Ci sono delle conseguenze importanti sia nella vittima che nel bullo; il fatto stesso che non si riesca ad abbandonare questo ruolo è già una conseguenza. Dalla parte della vittima c’è la sensazione di non riuscire a difendersi, di non farcela ad uscire dall’oppressione; da parte del bullo c’è la percezione di non accettazione, la sensazione di non essere in grado di fare diversamente. Quindi, in realtà, le conseguenze ci sono da tutte e due le parti. Anche le famiglie, le persone che stanno attorno alla dinamica vittima-aggressore, si trovano in difficoltà, provano  la sensazione di non riuscire a contenere l’aggressività del persecutore, di non riuscire a difendere l’aggredito. Un’altra conseguenza è l’isolamento: la vittima fatica a chiedere aiuto, ma il bullo ancor di più.

Vengono più spesso da lei vittime o bulli?

Vengono più spesso le vittime, in quanto il bullo fa fatica a chiedere aiuto, anche perché ha difficoltà a riconoscere il disagio, ha l’illusione che già si sta aiutando da solo opprimendo l’altro. La vittima, a volte e fortunatamente, riesce a chiedere aiuto, ma è difficile anche per le vittime farlo, perché occorre riconoscersi fragili al punto di non riuscire a difendersi e questa è già una presa di coscienza difficile da attuare.

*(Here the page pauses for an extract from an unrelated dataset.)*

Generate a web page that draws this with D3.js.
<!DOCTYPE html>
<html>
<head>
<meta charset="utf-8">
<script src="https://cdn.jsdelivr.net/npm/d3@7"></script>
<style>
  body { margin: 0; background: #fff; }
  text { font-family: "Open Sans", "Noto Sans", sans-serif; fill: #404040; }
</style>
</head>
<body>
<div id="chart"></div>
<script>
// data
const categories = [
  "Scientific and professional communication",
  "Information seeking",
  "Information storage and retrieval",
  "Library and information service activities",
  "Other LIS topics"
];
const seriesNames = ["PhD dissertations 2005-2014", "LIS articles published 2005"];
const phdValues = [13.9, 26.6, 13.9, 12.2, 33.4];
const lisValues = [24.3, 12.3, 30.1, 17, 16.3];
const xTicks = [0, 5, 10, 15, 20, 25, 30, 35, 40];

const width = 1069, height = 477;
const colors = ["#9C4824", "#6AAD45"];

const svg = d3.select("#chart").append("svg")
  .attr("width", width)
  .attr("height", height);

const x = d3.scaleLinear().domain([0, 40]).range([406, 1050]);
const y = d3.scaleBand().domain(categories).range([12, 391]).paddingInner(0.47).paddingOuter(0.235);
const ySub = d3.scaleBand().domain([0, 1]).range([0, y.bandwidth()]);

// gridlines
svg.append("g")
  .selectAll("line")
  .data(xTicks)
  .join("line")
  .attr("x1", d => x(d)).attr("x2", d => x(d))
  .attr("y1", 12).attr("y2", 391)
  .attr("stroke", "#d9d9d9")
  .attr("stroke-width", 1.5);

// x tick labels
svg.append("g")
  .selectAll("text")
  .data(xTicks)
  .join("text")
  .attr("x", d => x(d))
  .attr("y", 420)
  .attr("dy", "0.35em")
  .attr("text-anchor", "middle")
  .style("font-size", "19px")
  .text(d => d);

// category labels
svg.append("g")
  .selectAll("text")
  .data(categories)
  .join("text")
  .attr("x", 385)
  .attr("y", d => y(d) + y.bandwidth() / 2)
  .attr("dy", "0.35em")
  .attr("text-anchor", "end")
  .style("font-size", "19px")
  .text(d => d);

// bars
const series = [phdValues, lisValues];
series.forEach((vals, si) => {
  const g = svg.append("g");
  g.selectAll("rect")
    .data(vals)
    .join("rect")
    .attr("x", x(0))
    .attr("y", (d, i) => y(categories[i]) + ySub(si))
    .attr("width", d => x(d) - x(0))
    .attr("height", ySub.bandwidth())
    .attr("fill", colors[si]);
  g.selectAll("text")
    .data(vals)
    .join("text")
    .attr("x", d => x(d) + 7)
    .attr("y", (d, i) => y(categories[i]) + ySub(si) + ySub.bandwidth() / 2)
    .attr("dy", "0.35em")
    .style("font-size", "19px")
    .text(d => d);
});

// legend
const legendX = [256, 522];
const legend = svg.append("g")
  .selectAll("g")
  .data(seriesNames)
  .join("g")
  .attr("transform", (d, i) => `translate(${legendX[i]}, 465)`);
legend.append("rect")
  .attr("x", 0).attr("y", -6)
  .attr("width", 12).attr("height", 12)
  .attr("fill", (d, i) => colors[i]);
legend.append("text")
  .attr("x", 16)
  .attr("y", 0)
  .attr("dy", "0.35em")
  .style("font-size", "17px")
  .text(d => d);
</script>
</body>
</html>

La maggior parte dei bulli che vengono da lei arrivano spontaneamente o sono costretti?

Tendenzialmente il bullo non arriva per una sua autonoma scelta, ma perché qualcuno lo ha aiutato a prendere coscienza del bisogno di aiuto, quindi direi che vengono da me non tanto costretti ma accompagnati, guidati.

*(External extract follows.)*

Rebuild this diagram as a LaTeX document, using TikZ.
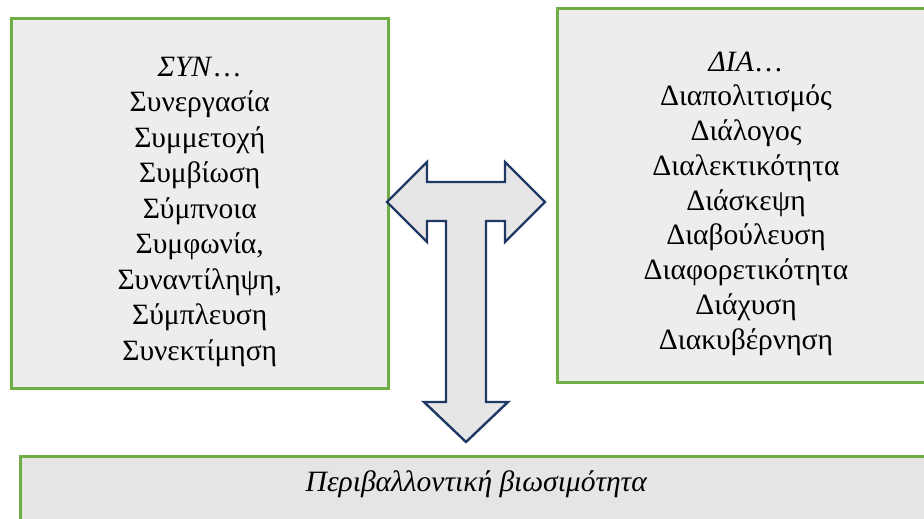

Quali consigli si possono dare alle persone colpite dal bullismo?

Non ci sono ricette valide per tutti, nel senso che il consiglio generico è quello di avere il coraggio di chiedere aiuto; però ogni caso è personale, diverso dall’altro: ognuno di noi ha fatto tanti piccoli pezzi di strada che mette insieme nell’arco della propria vita…tutti siamo portatori di un bagaglio personale e quindi anche i consigli devono essere individuati sulla base della storia singola, è molto difficile individuare un consiglio buono per tutti. Sicuramente il suggerimento più utile che possiamo dare ad un nostro compagno è quello di non restare isolato e non restare in silenzio, di parlare almeno con un persona amica, la quale potrebbe confidarsi in famiglia e far venire a conoscenza del problema un genitore che potrebbe così attivarsi, creando una sorta di cassa di risonanza.

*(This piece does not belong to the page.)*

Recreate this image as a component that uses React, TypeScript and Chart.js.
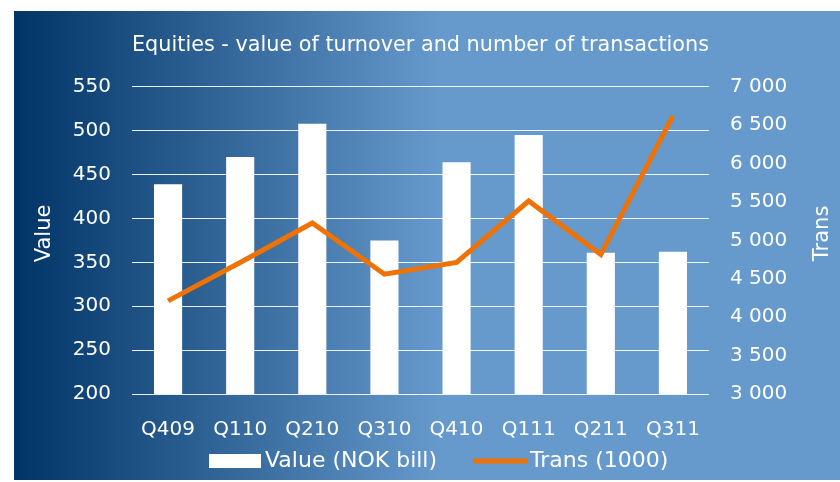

C’è un’età in cui si sviluppa il bullismo?

Il bullismo è un comportamento vessatorio che si apprende sin dall’infanzia, quindi non c’è un’età in cui, come per magia, ci risvegliamo la mattina diventando bulli o vittime. In realtà alcune prescrizioni culturali molto diffuse dai media influiscono parecchio, come per esempio il modello di maschile e femminile: anche questo a volte inizia a instillare il seme della vessazione, della posizione di vittima; quindi non c’è un’età in cui scatta l’interruttore.

Il bullismo può essere anche al femminile?

Assolutamente sì.

Gli atti di bullismo sono maggiormente diffusi in ambito scolastico o in luoghi esterni?

La scuola non è necessariamente contenitore del bullismo. Probabilmente si viene a conoscenza più spesso di atti di bullismo nell’ambito scolastico, ma per una questione statistica, nel senso che i ragazzi trascorrono una percentuale delle ore della loro giornata molto alta all’interno del contesto scolastico: quindi, se dobbiamo andare a vedere dove si ha la possibilità maggiore di incontrare o di agire azioni vessatorie, è normale che si abbia molto più tempo a scuola. Ciò non significa però che la scuola sia contenitore di atti di bullismo: essi esistono in tutti i contesti.